To prosecute so many millions of victimless crimes would have bankrupted America in a month. So the token fine and a metastasizing culture of bribery soon replaced enforcement. The profits of crime ballooned. Al Capone is alleged to have made $60 million in a single year. Soon the Klan would be deputized to terrorize moonshiners--and all too predictably, others. Later, Congress would pass the Jones Act "get tough" and "send a message"--like life imprisonment for repeat moonshine sellers. Sound familiar? Wood alcohol, isopropyl alcohol, and even deadlier intoxicants became common bootleg additives. The phrase "blind drunk" originated in prohibition. A neuropathic chemical pollutant would permanently cripple some 500 tipplers in Wichita. (The vindictive crocodile tears of sympathy would be echoed by defenders of Paraquat in the 1980s).
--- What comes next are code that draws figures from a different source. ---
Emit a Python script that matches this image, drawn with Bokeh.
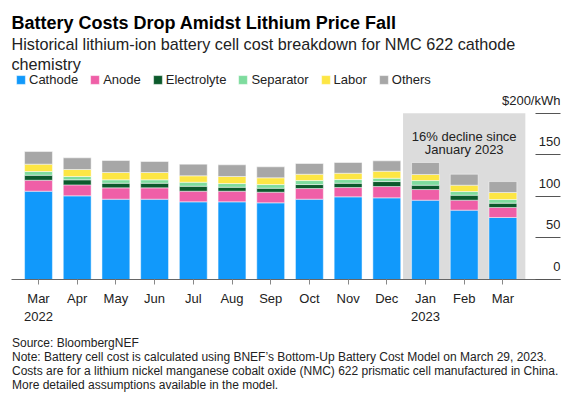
from bokeh.plotting import figure
from bokeh.layouts import column
from bokeh.models import (Range1d, LinearAxis, FixedTicker, BoxAnnotation, Label,
                          LabelSet, ColumnDataSource)
from bokeh.core.properties import value
from bokeh.embed import file_html
from bokeh.resources import INLINE

# ---------------- data ----------------
months = ["Mar\n2022", "Apr", "May", "Jun", "Jul", "Aug", "Sep", "Oct", "Nov", "Dec",
          "Jan\n2023", "Feb", "Mar"]
components = ["Cathode", "Anode", "Electrolyte", "Separator", "Labor", "Others"]
cathode     = [106.2, 100.6, 96.6, 96.6, 93.4, 93.4, 92.2, 96.6, 99.4, 98.2, 95.4, 83.4, 74.6]
anode       = [13.2, 13.2, 13.6, 13.6, 12.8, 12.8, 12.8, 12.8, 11.2, 13.6, 12.8, 12.0, 12.0]
electrolyte = [6.0, 6.1, 5.6, 5.6, 6.0, 4.8, 4.8, 4.8, 5.2, 6.0, 5.2, 6.0, 5.2]
separator   = [4.5, 4.0, 4.1, 4.1, 4.8, 4.4, 4.4, 4.8, 4.4, 4.0, 5.6, 4.4, 4.4]
labor       = [8.8, 8.4, 8.8, 8.8, 7.7, 8.5, 8.1, 7.6, 7.6, 8.4, 7.3, 7.6, 8.4]
others      = [15.2, 14.0, 14.4, 13.2, 14.0, 14.0, 13.2, 12.9, 12.9, 12.5, 14.4, 13.2, 13.2]
colors = ["#1199fb", "#ef5fa7", "#0c5a2c", "#7edc9e", "#fde644", "#a7a7a7"]

y_ticks = [0, 50, 100, 150, 200]
y_tick_labels = ["0", "50", "100", "150", "$200/kWh"]
highlight_first, highlight_last = 10, 12
annotation_lines = ["16% decline since", "January 2023"]

title = "Battery Costs Drop Amidst Lithium Price Fall"
subtitle_lines = ["Historical lithium-ion battery cell cost breakdown for NMC 622 cathode",
                  "chemistry"]
notes = ["Source: BloombergNEF",
         "Note: Battery cell cost is calculated using BNEF\u2019s Bottom-Up Battery Cost Model on March 29, 2023.",
         "Costs are for a lithium nickel manganese cobalt oxide (NMC) 622 prismatic cell manufactured in China.",
         "More detailed assumptions available in the model."]

# ---------------- layout constants ----------------
FONT = "Liberation Sans"
W = 576
FRAME_L, FRAME_R = 11, 560          # frame edges (px)
FRAME_H = 279                       # frame from canvas top down to the baseline
BOTTOM = 52                         # x-axis panel
MAIN_H = FRAME_H + BOTTOM
FOOT_H = 394 - MAIN_H
TOP_TICK_PX = 112.7                 # pixel row of the top tick
FIRST_BAR_PX, STEP_PX = 38.0, 38.7
BAR_W = 0.72
PAD = 0.58

x_pos = list(range(len(months)))
x_start = -(FIRST_BAR_PX - FRAME_L) / STEP_PX
x_end = (FRAME_R - FIRST_BAR_PX) / STEP_PX
y_end = y_ticks[-1] * FRAME_H / (FRAME_H - TOP_TICK_PX)

p = figure(width=W, height=MAIN_H, output_backend="svg", toolbar_location=None,
           x_range=Range1d(x_start, x_end), y_range=Range1d(y_ticks[0], y_end),
           min_border_left=FRAME_L, min_border_right=W - FRAME_R, min_border_top=0,
           min_border_bottom=BOTTOM, y_axis_location=None, outline_line_color=None)
p.xgrid.visible = False
p.ygrid.visible = False

# highlight band
p.add_layout(BoxAnnotation(left=highlight_first - PAD, right=highlight_last + PAD,
                           bottom=y_ticks[0], top=y_ticks[-1],
                           fill_color="#dcdcdc", fill_alpha=1.0, line_color=None,
                           level="underlay"))

src = ColumnDataSource(dict(x=x_pos, Cathode=cathode, Anode=anode, Electrolyte=electrolyte,
                            Separator=separator, Labor=labor, Others=others))
p.vbar_stack(components, x="x", width=BAR_W, source=src, fill_color=colors,
             line_color="white", line_width=0.6, line_alpha=0.8, legend_label=components)

lg = p.legend[0]
lg.orientation = "horizontal"
lg.location = (4, 192)
lg.padding = 0
lg.margin = 0
lg.spacing = 11
lg.glyph_width = 11
lg.glyph_height = 11
lg.label_standoff = 3
lg.label_height = 11
lg.label_text_font = FONT
lg.label_text_font_size = "13px"
lg.label_text_color = "#222222"
lg.background_fill_alpha = 0
lg.border_line_color = None

# x axis
xax = p.xaxis[0]
xax.ticker = FixedTicker(ticks=x_pos)
xax.major_label_overrides = {i: m for i, m in enumerate(months)}
xax.axis_line_color = "#666666"
xax.major_tick_line_color = "#888888"
xax.major_tick_out = 5
xax.major_tick_in = 0
xax.minor_tick_line_color = None
xax.major_label_standoff = 6
xax.major_label_text_font = FONT
xax.major_label_text_font_size = "13px"
xax.major_label_text_color = "#222222"

# right-side short tick lines
yax = LinearAxis(ticker=FixedTicker(ticks=y_ticks), axis_line_color=None,
                 major_tick_in=25, major_tick_out=0, minor_tick_line_color=None,
                 major_tick_line_color="#555555", major_tick_line_width=1,
                 major_label_overrides={t: "" for t in y_ticks}, major_label_standoff=0)
p.add_layout(yax, "right")

ysrc = ColumnDataSource(dict(y=y_ticks, text=y_tick_labels, x=[x_end] * len(y_ticks)))
p.add_layout(LabelSet(x="x", y="y", text="text", source=ysrc, x_offset=0, y_offset=8.5,
                      text_align="right", text_baseline="alphabetic", text_font=value(FONT),
                      text_font_size=value("13px"), text_color="#222222"))

# band annotation
cx = (highlight_first + highlight_last) / 2
for line, off in zip(annotation_lines, [-23, -36.5]):
    p.add_layout(Label(x=cx, y=y_ticks[-1], y_offset=off, text=line, text_align="center",
                       text_baseline="alphabetic", text_font=FONT, text_font_size="13px",
                       text_color="#222222"))

# title block (canvas units, inside the frame)
p.add_layout(Label(x=11, y=22, x_units="canvas", y_units="canvas", text=title,
                   text_font=FONT, text_font_style="bold", text_font_size="18px",
                   text_baseline="alphabetic", text_color="#000000"))
for line, yy in zip(subtitle_lines, [43.3, 63.5]):
    p.add_layout(Label(x=11, y=yy, x_units="canvas", y_units="canvas", text=line,
                       text_font=FONT, text_font_size="16.2px", text_baseline="alphabetic",
                       text_color="#222222"))

# footer with notes
foot = figure(width=W, height=FOOT_H, output_backend="svg", toolbar_location=None,
              x_range=Range1d(0, 1), y_range=Range1d(0, 1), min_border=0,
              x_axis_location=None, y_axis_location=None, outline_line_color=None)
foot.xgrid.visible = False
foot.ygrid.visible = False
for line, yy in zip(notes, [342.3, 356.5, 370.6, 384.3]):
    foot.add_layout(Label(x=11.5, y=yy - MAIN_H, x_units="canvas", y_units="canvas", text=line,
                          text_font=FONT, text_font_size="12px", text_baseline="alphabetic",
                          text_color="#222222"))

open("out.html", "w").write(file_html(column(p, foot), INLINE))
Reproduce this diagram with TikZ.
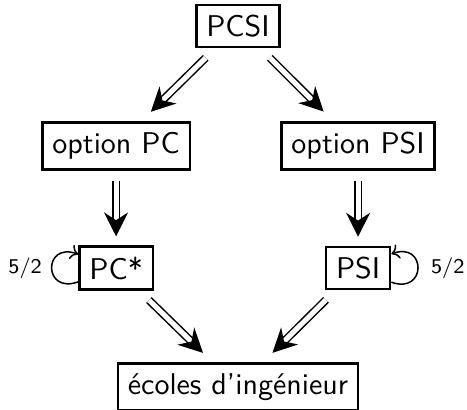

Even economics becomes mesmerizing as legally "dry" America experiences skyrocketing commodity prices for the ingredients of fermentation and the nation's residential cellars (and even bathtubs) are converted to forbidden production. But the irritations and absurdities of alcohol criminalization evolved slowly into political outrage, and like it's entry, prohibition's exit was kicked forward by the hard boot of circumstance: the stock market crash of 1929 and the the Great Depression. That it was overthrown so unexpectedly and so decisively is another part of a tale well worth telling, and in Daniel Okrent's "Last Call" it is wonderfully told. Almost none of this rollicking history is spent on prohibition's moral lessons or drawing parallels to the War on Drugs. They're just too obvious. If you've recently been bored by history books that don't hold your interest, this may be the kind of fun reading you''ve been waiting for.